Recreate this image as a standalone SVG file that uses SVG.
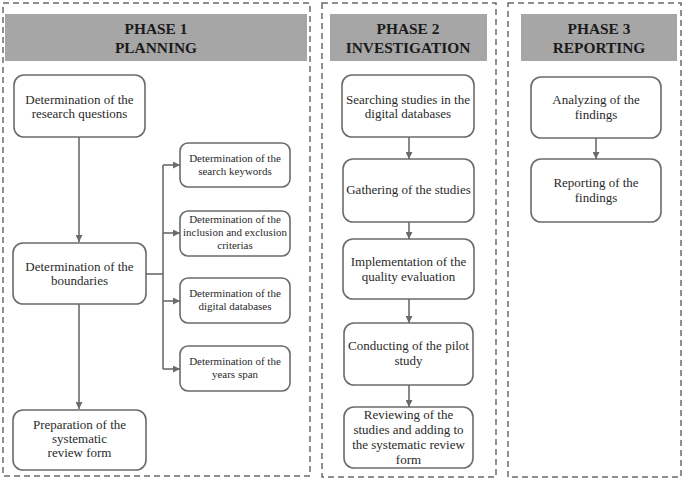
<svg xmlns="http://www.w3.org/2000/svg" width="685" height="480" viewBox="0 0 685 480">
<style>
.phase{fill:none;stroke:#6b6b6b;stroke-width:1.5;stroke-dasharray:6 4}
.hdr{fill:#a6a6a6}
.ht{font-family:'Liberation Serif','Times New Roman','DejaVu Serif',serif;font-weight:bold;font-size:15.4px;fill:#1a1a1a;text-anchor:middle}
.node{fill:#fff;stroke:#6b6b6b;stroke-width:1.6}
.t{font-family:'Liberation Serif','Times New Roman','DejaVu Serif',serif;font-size:13px;fill:#2a2a2a;text-anchor:middle}
.ts{font-family:'Liberation Serif','Times New Roman','DejaVu Serif',serif;font-size:11px;fill:#2a2a2a;text-anchor:middle}
.c{fill:none;stroke:#6b6b6b;stroke-width:1.6}
</style>
<defs>
<marker id="ah" viewBox="0 0 10 10" refX="10" refY="5" markerWidth="7" markerHeight="7" markerUnits="userSpaceOnUse" orient="auto">
<path d="M0,0 L10,5 L0,10 z" fill="#6b6b6b"/>
</marker>
</defs>
<rect width="685" height="480" fill="#fff"/>
<g id="phase1">
<rect class="phase" x="3" y="3" width="307" height="473"/>
<rect class="hdr" x="5" y="14" width="302" height="47"/>
<text class="ht" x="156" y="34">PHASE 1</text>
<text class="ht" x="156" y="53">PLANNING</text>
</g>
<g id="phase2">
<rect class="phase" x="322" y="3" width="174" height="474"/>
<rect class="hdr" x="330" y="14" width="157" height="47"/>
<text class="ht" x="408" y="34">PHASE 2</text>
<text class="ht" x="408" y="53">INVESTIGATION</text>
</g>
<g id="phase3">
<rect class="phase" x="508" y="3" width="173" height="474"/>
<rect class="hdr" x="521" y="14" width="156" height="47"/>
<text class="ht" x="599" y="34">PHASE 3</text>
<text class="ht" x="599" y="53">REPORTING</text>
</g>
<g id="connectors">
<path class="c" d="M79,137 V242" marker-end="url(#ah)"/>
<path class="c" d="M79,304 V409" marker-end="url(#ah)"/>
<path class="c" d="M146,274 H163"/>
<path class="c" d="M163,165 V369"/>
<path class="c" d="M163,165 H180" marker-end="url(#ah)"/>
<path class="c" d="M163,233 H180" marker-end="url(#ah)"/>
<path class="c" d="M163,301 H180" marker-end="url(#ah)"/>
<path class="c" d="M163,369 H180" marker-end="url(#ah)"/>
<path class="c" d="M409,137 V159" marker-end="url(#ah)"/>
<path class="c" d="M409,222 V239" marker-end="url(#ah)"/>
<path class="c" d="M409,299 V323" marker-end="url(#ah)"/>
<path class="c" d="M409,385 V407" marker-end="url(#ah)"/>
<path class="c" d="M596,138 V159" marker-end="url(#ah)"/>
</g>
<g id="research-questions">
<rect class="node" x="14" y="75" width="131" height="62" rx="10"/>
<text class="t" x="79.5" y="104">Determination of the</text>
<text class="t" x="79.5" y="118">research questions</text>
</g>
<g id="boundaries">
<rect class="node" x="13" y="243" width="133" height="61" rx="10"/>
<text class="t" x="79.5" y="271">Determination of the</text>
<text class="t" x="79.5" y="285">boundaries</text>
</g>
<g id="preparation">
<rect class="node" x="13" y="410" width="133" height="60" rx="10"/>
<text class="t" x="79.5" y="429">Preparation of the</text>
<text class="t" x="79.5" y="443">systematic</text>
<text class="t" x="79.5" y="457">review form</text>
</g>
<g id="search-keywords">
<rect class="node" x="180" y="143" width="110" height="44" rx="8"/>
<text class="ts" x="235" y="162">Determination of the</text>
<text class="ts" x="235" y="175">search keywords</text>
</g>
<g id="inclusion-exclusion">
<rect class="node" x="180" y="211" width="110" height="45" rx="8"/>
<text class="ts" x="235" y="223">Determination of the</text>
<text class="ts" x="235" y="236">inclusion and exclusion</text>
<text class="ts" x="235" y="249">criterias</text>
</g>
<g id="digital-databases">
<rect class="node" x="180" y="278" width="110" height="45" rx="8"/>
<text class="ts" x="235" y="297">Determination of the</text>
<text class="ts" x="235" y="310">digital databases</text>
</g>
<g id="years-span">
<rect class="node" x="180" y="346" width="110" height="45" rx="8"/>
<text class="ts" x="235" y="365">Determination of the</text>
<text class="ts" x="235" y="378">years span</text>
</g>
<g id="searching">
<rect class="node" x="342" y="75" width="132" height="62" rx="10"/>
<text class="t" x="408" y="104">Searching studies in the</text>
<text class="t" x="408" y="118">digital databases</text>
</g>
<g id="gathering">
<rect class="node" x="343" y="159" width="131" height="63" rx="10"/>
<text class="t" x="408.5" y="194">Gathering of the studies</text>
</g>
<g id="quality">
<rect class="node" x="343" y="239" width="131" height="60" rx="10"/>
<text class="t" x="408.5" y="266">Implementation of the</text>
<text class="t" x="408.5" y="281">quality evaluation</text>
</g>
<g id="pilot">
<rect class="node" x="344" y="323" width="129" height="62" rx="10"/>
<text class="t" x="408.5" y="350">Conducting of the pilot</text>
<text class="t" x="408.5" y="365">study</text>
</g>
<g id="reviewing">
<rect class="node" x="344" y="407" width="129" height="61" rx="10"/>
<text class="t" x="408.5" y="419">Reviewing of the</text>
<text class="t" x="408.5" y="434">studies and adding to</text>
<text class="t" x="408.5" y="449">the systematic review</text>
<text class="t" x="408.5" y="464">form</text>
</g>
<g id="analyzing">
<rect class="node" x="531" y="77" width="130" height="61" rx="10"/>
<text class="t" x="596" y="104">Analyzing of the</text>
<text class="t" x="596" y="119">findings</text>
</g>
<g id="reporting">
<rect class="node" x="531" y="159" width="130" height="63" rx="10"/>
<text class="t" x="596" y="187">Reporting of the</text>
<text class="t" x="596" y="202">findings</text>
</g>
</svg>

┄┄┄┄┄┄

What you are asked to do
In your copy, leave out the pictures and reproduce the material above exactly.

Right answer
Recreate this image as a standalone SVG file that uses SVG.
<svg xmlns="http://www.w3.org/2000/svg" width="685" height="480" viewBox="0 0 685 480">
<style>
.phase{fill:none;stroke:#6b6b6b;stroke-width:1.5;stroke-dasharray:6 4}
.hdr{fill:#a6a6a6}
.ht{font-family:'Liberation Serif','Times New Roman','DejaVu Serif',serif;font-weight:bold;font-size:15.4px;fill:#1a1a1a;text-anchor:middle}
.node{fill:#fff;stroke:#6b6b6b;stroke-width:1.6}
.t{font-family:'Liberation Serif','Times New Roman','DejaVu Serif',serif;font-size:13px;fill:#2a2a2a;text-anchor:middle}
.ts{font-family:'Liberation Serif','Times New Roman','DejaVu Serif',serif;font-size:11px;fill:#2a2a2a;text-anchor:middle}
.c{fill:none;stroke:#6b6b6b;stroke-width:1.6}
</style>
<defs>
<marker id="ah" viewBox="0 0 10 10" refX="10" refY="5" markerWidth="7" markerHeight="7" markerUnits="userSpaceOnUse" orient="auto">
<path d="M0,0 L10,5 L0,10 z" fill="#6b6b6b"/>
</marker>
</defs>
<rect width="685" height="480" fill="#fff"/>
<g id="phase1">
<rect class="phase" x="3" y="3" width="307" height="473"/>
<rect class="hdr" x="5" y="14" width="302" height="47"/>
<text class="ht" x="156" y="34">PHASE 1</text>
<text class="ht" x="156" y="53">PLANNING</text>
</g>
<g id="phase2">
<rect class="phase" x="322" y="3" width="174" height="474"/>
<rect class="hdr" x="330" y="14" width="157" height="47"/>
<text class="ht" x="408" y="34">PHASE 2</text>
<text class="ht" x="408" y="53">INVESTIGATION</text>
</g>
<g id="phase3">
<rect class="phase" x="508" y="3" width="173" height="474"/>
<rect class="hdr" x="521" y="14" width="156" height="47"/>
<text class="ht" x="599" y="34">PHASE 3</text>
<text class="ht" x="599" y="53">REPORTING</text>
</g>
<g id="connectors">
<path class="c" d="M79,137 V242" marker-end="url(#ah)"/>
<path class="c" d="M79,304 V409" marker-end="url(#ah)"/>
<path class="c" d="M146,274 H163"/>
<path class="c" d="M163,165 V369"/>
<path class="c" d="M163,165 H180" marker-end="url(#ah)"/>
<path class="c" d="M163,233 H180" marker-end="url(#ah)"/>
<path class="c" d="M163,301 H180" marker-end="url(#ah)"/>
<path class="c" d="M163,369 H180" marker-end="url(#ah)"/>
<path class="c" d="M409,137 V159" marker-end="url(#ah)"/>
<path class="c" d="M409,222 V239" marker-end="url(#ah)"/>
<path class="c" d="M409,299 V323" marker-end="url(#ah)"/>
<path class="c" d="M409,385 V407" marker-end="url(#ah)"/>
<path class="c" d="M596,138 V159" marker-end="url(#ah)"/>
</g>
<g id="research-questions">
<rect class="node" x="14" y="75" width="131" height="62" rx="10"/>
<text class="t" x="79.5" y="104">Determination of the</text>
<text class="t" x="79.5" y="118">research questions</text>
</g>
<g id="boundaries">
<rect class="node" x="13" y="243" width="133" height="61" rx="10"/>
<text class="t" x="79.5" y="271">Determination of the</text>
<text class="t" x="79.5" y="285">boundaries</text>
</g>
<g id="preparation">
<rect class="node" x="13" y="410" width="133" height="60" rx="10"/>
<text class="t" x="79.5" y="429">Preparation of the</text>
<text class="t" x="79.5" y="443">systematic</text>
<text class="t" x="79.5" y="457">review form</text>
</g>
<g id="search-keywords">
<rect class="node" x="180" y="143" width="110" height="44" rx="8"/>
<text class="ts" x="235" y="162">Determination of the</text>
<text class="ts" x="235" y="175">search keywords</text>
</g>
<g id="inclusion-exclusion">
<rect class="node" x="180" y="211" width="110" height="45" rx="8"/>
<text class="ts" x="235" y="223">Determination of the</text>
<text class="ts" x="235" y="236">inclusion and exclusion</text>
<text class="ts" x="235" y="249">criterias</text>
</g>
<g id="digital-databases">
<rect class="node" x="180" y="278" width="110" height="45" rx="8"/>
<text class="ts" x="235" y="297">Determination of the</text>
<text class="ts" x="235" y="310">digital databases</text>
</g>
<g id="years-span">
<rect class="node" x="180" y="346" width="110" height="45" rx="8"/>
<text class="ts" x="235" y="365">Determination of the</text>
<text class="ts" x="235" y="378">years span</text>
</g>
<g id="searching">
<rect class="node" x="342" y="75" width="132" height="62" rx="10"/>
<text class="t" x="408" y="104">Searching studies in the</text>
<text class="t" x="408" y="118">digital databases</text>
</g>
<g id="gathering">
<rect class="node" x="343" y="159" width="131" height="63" rx="10"/>
<text class="t" x="408.5" y="194">Gathering of the studies</text>
</g>
<g id="quality">
<rect class="node" x="343" y="239" width="131" height="60" rx="10"/>
<text class="t" x="408.5" y="266">Implementation of the</text>
<text class="t" x="408.5" y="281">quality evaluation</text>
</g>
<g id="pilot">
<rect class="node" x="344" y="323" width="129" height="62" rx="10"/>
<text class="t" x="408.5" y="350">Conducting of the pilot</text>
<text class="t" x="408.5" y="365">study</text>
</g>
<g id="reviewing">
<rect class="node" x="344" y="407" width="129" height="61" rx="10"/>
<text class="t" x="408.5" y="419">Reviewing of the</text>
<text class="t" x="408.5" y="434">studies and adding to</text>
<text class="t" x="408.5" y="449">the systematic review</text>
<text class="t" x="408.5" y="464">form</text>
</g>
<g id="analyzing">
<rect class="node" x="531" y="77" width="130" height="61" rx="10"/>
<text class="t" x="596" y="104">Analyzing of the</text>
<text class="t" x="596" y="119">findings</text>
</g>
<g id="reporting">
<rect class="node" x="531" y="159" width="130" height="63" rx="10"/>
<text class="t" x="596" y="187">Reporting of the</text>
<text class="t" x="596" y="202">findings</text>
</g>
</svg>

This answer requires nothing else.